Run the following code to load the dataset.

In [None]:
def load_dataset():
    """"""
    train_dataset = h5py.File('../data/reg_datasets/train_signs.h5', "r")
    train_set_x_orig = np.array(train_dataset["train_set_x"][:]) # your train set features
    train_set_y_orig = np.array(train_dataset["train_set_y"][:]) # your train set labels

    test_dataset = h5py.File('../data/reg_datasets/test_signs.h5', "r")
    test_set_x_orig = np.array(test_dataset["test_set_x"][:]) # your test set features
    test_set_y_orig = np.array(test_dataset["test_set_y"][:]) # your test set labels

    classes = np.array(test_dataset["list_classes"][:]) # the list of classes
    
    train_set_y_orig = train_set_y_orig.reshape((1, train_set_y_orig.shape[0]))
    test_set_y_orig = test_set_y_orig.reshape((1, test_set_y_orig.shape[0]))
    
    return train_set_x_orig, train_set_y_orig, test_set_x_orig, test_set_y_orig, classes

In [None]:
X_train_orig, Y_train_orig, X_test_orig, Y_test_orig, classes = load_dataset()

Change the index below and run the cell to visualize some examples in the dataset.

In [None]:
# Example of a picture
index = 0
_ = plt.imshow(X_train_orig[index])
print("y = " + str(np.squeeze(Y_train_orig[:, index])))

As usual you flatten the image dataset, then normalize it by dividing by 255. On top of that, you will convert each label to a one-hot vector as shown in Figure 1. Run the cell below to do so.

In [None]:
# Flatten the training and test images
X_train_flatten = X_train_orig.reshape(-1, X_train_orig.shape[0])
X_test_flatten = X_test_orig.reshape(-1, X_test_orig.shape[0])

# Normalize image vectors
X_train = X_train_flatten / 255.
X_test = X_test_flatten / 255.

# Convert training and test labels to one hot matrices
Y_train = convert_to_one_hot(Y_train_orig, 6)
Y_test = convert_to_one_hot(Y_test_orig, 6)

print("number of training examples = " + str(X_train.shape[1]))
print("number of test examples = " + str(X_test.shape[1]))
print("X_train shape: " + str(X_train.shape))
print("Y_train shape: " + str(Y_train.shape))
print("X_test shape: " + str(X_test.shape))
print("Y_test shape: " + str(Y_test.shape))

**Note** that 12288 comes from $64 \times 64 \times 3$. Each image is square, 64 by 64 pixels, and 3 is for the RGB colors.

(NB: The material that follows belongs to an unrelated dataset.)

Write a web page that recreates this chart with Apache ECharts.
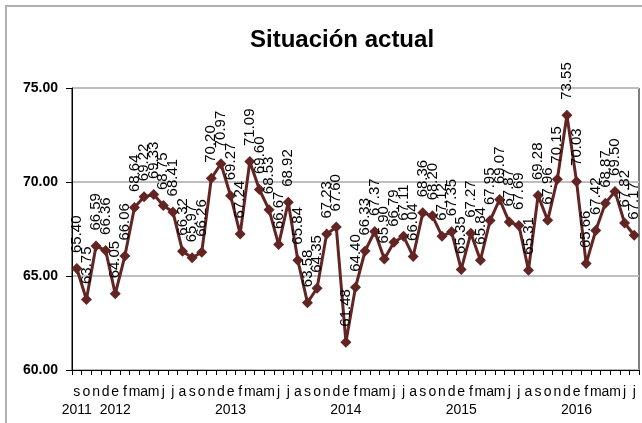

Please make sure all these shapes make sense to you before continuing.

**Your goal** is to build an algorithm capable of recognizing a sign with high accuracy. To do so, you are going to build a tensorflow model that is almost the same as one you have previously built in numpy for cat recognition (but now using a softmax output). It is a great occasion to compare your numpy implementation to the tensorflow one. 

**The model** is *LINEAR -> RELU -> LINEAR -> RELU -> LINEAR -> SOFTMAX*. The SIGMOID output layer has been converted to a SOFTMAX. A SOFTMAX layer generalizes SIGMOID to when there are more than two classes. 

### 2.1 - Create placeholders

Your first task is to create placeholders for `X` and `Y`. This will allow you to later pass your training data in when you run your session. 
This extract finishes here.